Es ist wieder so weit. „Hadsch-Kandidaten wurden verabschiedet“, schrieb die Hürriyet in einer Überschrift ihrer Europa-Ausgabe am Dienstag. Dazu zeigte die Zeitung ein Foto, auf dem eine Gruppe von türkischen Pilgern mit ihren Angehörigen zu sehen war, die auf dem Weg nach Mekka in Saudi-Arabien Station machten. Das war so ziemlich der einzige Hinweis dieser Zeitung darauf, dass in Deutschland die Wallfahrtssaison der Muslime wieder auf Hochtouren läuft. Laut dem Koran soll jeder Moslem einmal im Leben an der Hadsch (also an der Reise zum Pilgerort) teilnehmen, sofern er über die nötigen Finanzmittel verfügt. Auch aus Berlin werden in jedem Jahr mehrere hundert Muslime von den Moscheevereinen und ihren Angehörigen in Richtung Mekka verabschiedet.

In der liberaleren Milliyet fehlte dieses Thema ganz. Einzig die religiöse Türkiye zeigte täglich auf ihrer Titelseite ein Bild aus Mekka, das die Menschenmassen während der Rituale in den heiligen Städten des Islams zeigte. Den Abschluss dieser Pilgerfahrt bildet das islamische Opferfest, das am Dienstag gefeiert wird. An diesem Tag schächten die Gläubigen Schafe und andere Tiere, um an das Opfer Abrahams zu erinnern – das heißt: Sie schneiden die Kehle ohne Betäubung durch. So forderten die Muslime in Deutschland in diesem Jahr erneut, das Schlachten auch ohne die hierzulande vorgeschriebene Elektroschock-Betäubung endlich zu erlauben.

Ende 2004 gestattete ein deutsches Gericht erstmals einem muslimischen Metzger, dass er kleinere Tiere wie Schafe schächten darf.
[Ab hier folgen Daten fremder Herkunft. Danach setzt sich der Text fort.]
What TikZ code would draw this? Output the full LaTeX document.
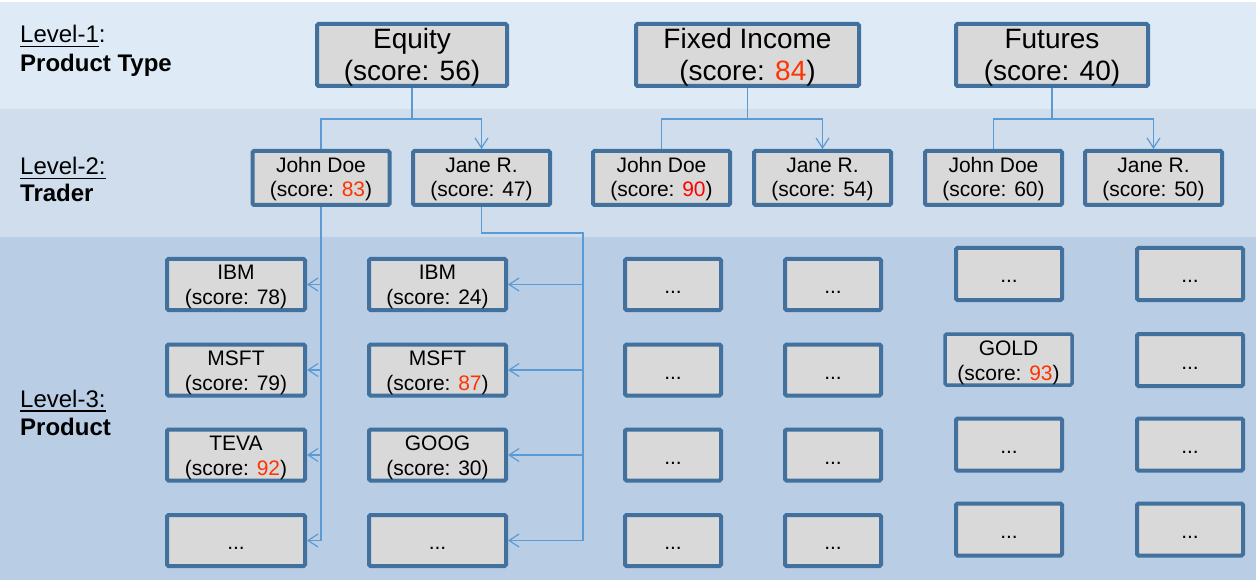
\documentclass[tikz,border=0pt]{standalone}
\usepackage{fontspec}
\setmainfont{Liberation Sans}
\usetikzlibrary{arrows.meta}
\definecolor{bandA}{HTML}{DEEBF7}
\definecolor{bandB}{HTML}{CFDDED}
\definecolor{bandC}{HTML}{B9CDE5}
\definecolor{boxfill}{HTML}{D9D9D9}
\definecolor{boxline}{HTML}{41719C}
\definecolor{conncol}{HTML}{5B9BD5}
\definecolor{hot}{HTML}{FF3300}
\definecolor{hotter}{HTML}{FF0000}
\newcommand\lvlul[1]{\setbox0\hbox{#1}\rlap{\rule[-4.5pt]{\wd0}{1.8pt}}\box0}
\newcommand\hi[1]{\textcolor{hot}{#1}}
\begin{document}
\begin{tikzpicture}[x=1pt,y=-1pt,
 box/.style={draw=boxline, fill=boxfill, line width=4pt, rounded corners=1.5pt, inner sep=0pt, align=center},
 bigbox/.style={box, minimum height=62pt, font=\fontsize{28}{32}\selectfont, text height=56pt, text depth=4pt},
 midbox/.style={box, minimum width=137pt, minimum height=54pt, font=\fontsize{21}{24}\selectfont, text height=40pt, text depth=2pt},
 smallbox/.style={box, minimum height=51pt, font=\fontsize{21}{25}\selectfont, text height=43pt, text depth=2pt},
 dotbox/.style={box, minimum height=51pt, font=\fontsize{21}{25}\selectfont, text height=20pt, text depth=2pt},
 conn/.style={draw=conncol, line width=1.2pt},
 trunk/.style={draw=conncol, line width=2.2pt},
 arr/.style={-{Straight Barb[length=10pt,width=13pt]}},
 lvl/.style={anchor=base west, inner sep=0pt, font=\fontsize{24}{29}\selectfont}
]
\useasboundingbox (0,0) rectangle (1256,580);
% bands
\fill[white] (0,0) rectangle (1256,580);
\fill[bandA] (0,2) rectangle (1256,109);
\fill[bandB] (0,109) rectangle (1256,237);
\fill[bandC] (0,237) rectangle (1256,580);

% level labels
\node[lvl] (l1a) at (20,43) {\lvlul{Level-1}:};
\node[lvl] (l1b) at (20,72) {\bfseries Product Type};
\node[lvl] (l2a) at (20,175) {\lvlul{Level-2:}};
\node[lvl] (l2b) at (20,202) {\bfseries Trader};
\node[lvl] (l3a) at (20,407) {\lvlul{Level-3:}};
\node[lvl] (l3b) at (20,435) {\bfseries Product};

% level 1
\node[bigbox, minimum width=190pt] (eq) at (412,55) {Equity\\(score: 56)};
\node[bigbox, minimum width=223pt] (fi) at (747.5,55) {Fixed Income\\(score: \hi{84})};
\node[bigbox, minimum width=192pt] (fu) at (1052,55) {Futures\\(score: 40)};

% level 2
\node[midbox] (eqJD) at (321,178) {John Doe\\(score: \hi{83})};
\node[midbox] (eqJ) at (481.5,178) {Jane R.\\(score: 47)};
\node[midbox] (fiJD) at (661.5,178) {John Doe\\(score: \textcolor{hotter}{90})};
\node[midbox] (fiJ) at (822.5,178) {Jane R.\\(score: 54)};
\node[midbox] (fuJD) at (993.5,178) {John Doe\\(score: 60)};
\node[midbox] (fuJ) at (1153.5,178) {Jane R.\\(score: 50)};

% level 3, column 1 and 2
\node[smallbox, minimum width=138pt] (a1) at (236,284.5) {IBM\\(score: 78)};
\node[smallbox, minimum width=138pt] (a2) at (236,370) {MSFT\\(score: 79)};
\node[smallbox, minimum width=138pt] (a3) at (236,455) {TEVA\\(score: \hi{92})};
\node[dotbox, minimum width=138pt] (a4) at (236,540.5) {...};
\node[smallbox, minimum width=137pt] (b1) at (437.5,284.5) {IBM\\(score: 24)};
\node[smallbox, minimum width=137pt] (b2) at (437.5,370) {MSFT\\(score: \hi{87})};
\node[smallbox, minimum width=137pt] (b3) at (437.5,455) {GOOG\\(score: 30)};
\node[dotbox, minimum width=137pt] (b4) at (437.5,540.5) {...};
% columns 3 and 4
\node[dotbox, minimum width=96pt] (c1) at (673,284.5) {...};
\node[dotbox, minimum width=96pt] (c2) at (673,370) {...};
\node[dotbox, minimum width=96pt] (c3) at (673,455) {...};
\node[dotbox, minimum width=96pt] (c4) at (673,540.5) {...};
\node[dotbox, minimum width=96pt] (d1) at (833,284.5) {...};
\node[dotbox, minimum width=96pt] (d2) at (833,370) {...};
\node[dotbox, minimum width=96pt] (d3) at (833,455) {...};
\node[dotbox, minimum width=96pt] (d4) at (833,540.5) {...};
% columns 5 and 6
\node[dotbox, minimum width=106pt, minimum height=52pt] (e1) at (1009,274) {...};
\node[smallbox, minimum width=127pt, line width=3.5pt] (e2) at (1008.5,359.5) {GOLD\\(score: \hi{93})};
\node[dotbox, minimum width=106pt, minimum height=52pt] (e3) at (1009,444.5) {...};
\node[dotbox, minimum width=106pt, minimum height=52pt] (e4) at (1009,529.5) {...};
\node[dotbox, minimum width=106pt, minimum height=52pt] (f1) at (1190,274) {...};
\node[dotbox, minimum width=106pt, minimum height=52pt] (f2) at (1190,360) {...};
\node[dotbox, minimum width=106pt, minimum height=52pt] (f3) at (1190,444.5) {...};
\node[dotbox, minimum width=106pt, minimum height=52pt] (f4) at (1190,529.5) {...};

% connectors level 1 -> level 2
\draw[conn] (eq.south) -- ++(0,31) -| (eqJD.north);
\draw[conn,arr] (eq.south) -- ++(0,31) -| (eqJ.north);
\draw[conn] (fi.south) -- ++(0,31) -| (fiJD.north);
\draw[conn,arr] (fi.south) -- ++(0,31) -| (fiJ.north);
\draw[conn] (fu.south) -- ++(0,31) -| (fuJD.north);
\draw[conn,arr] (fu.south) -- ++(0,31) -| (fuJ.north);

% connectors John Doe (Equity) -> products
\foreach \n in {a1,a2,a3,a4}
  \draw[conn,arr] (eqJD.south) |- (\n.east);

% connectors Jane R. (Equity) -> products
\coordinate (jt) at (583,233);
\draw[conn] (eqJ.south) |- (jt);
\draw[trunk] (eqJ.south |- jt) -- (jt) -- (jt |- b4.east);
\foreach \n in {b1,b2,b3,b4}
  \draw[conn,arr] (jt) |- (\n.east);
\end{tikzpicture}
\end{document}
Karl Ihmels, der Landrat des Lahn-Dill-Kreises in Hessen, hat jedoch vor kurzem gegen diese Entscheidung des Verwaltungsgerichtshofs in Kassel Revision eingelegt. „Schockierender Trotz gegen Schächten ohne Schock“, kommentierte die Hürriyet und zeigte ein Foto von dem angeblichen Trotzkopf.

Zwar hatte der Verwaltungsgerichtshof sich bei seinem Urteil auf eine Entscheidung des Bundesverfassungsgerichts gestützt und deshalb die Revision ausgeschlossen. Doch der Landrat beruft sich nun auf das zwischenzeitlich im Grundgesetz verankerte Staatsziel „Tierschutz“. Aus diesem Grunde hat das Bundesverwaltungsgericht jetzt die Revision zugelassen. Offensichtlich sieht es hier noch Klärungsbedarf.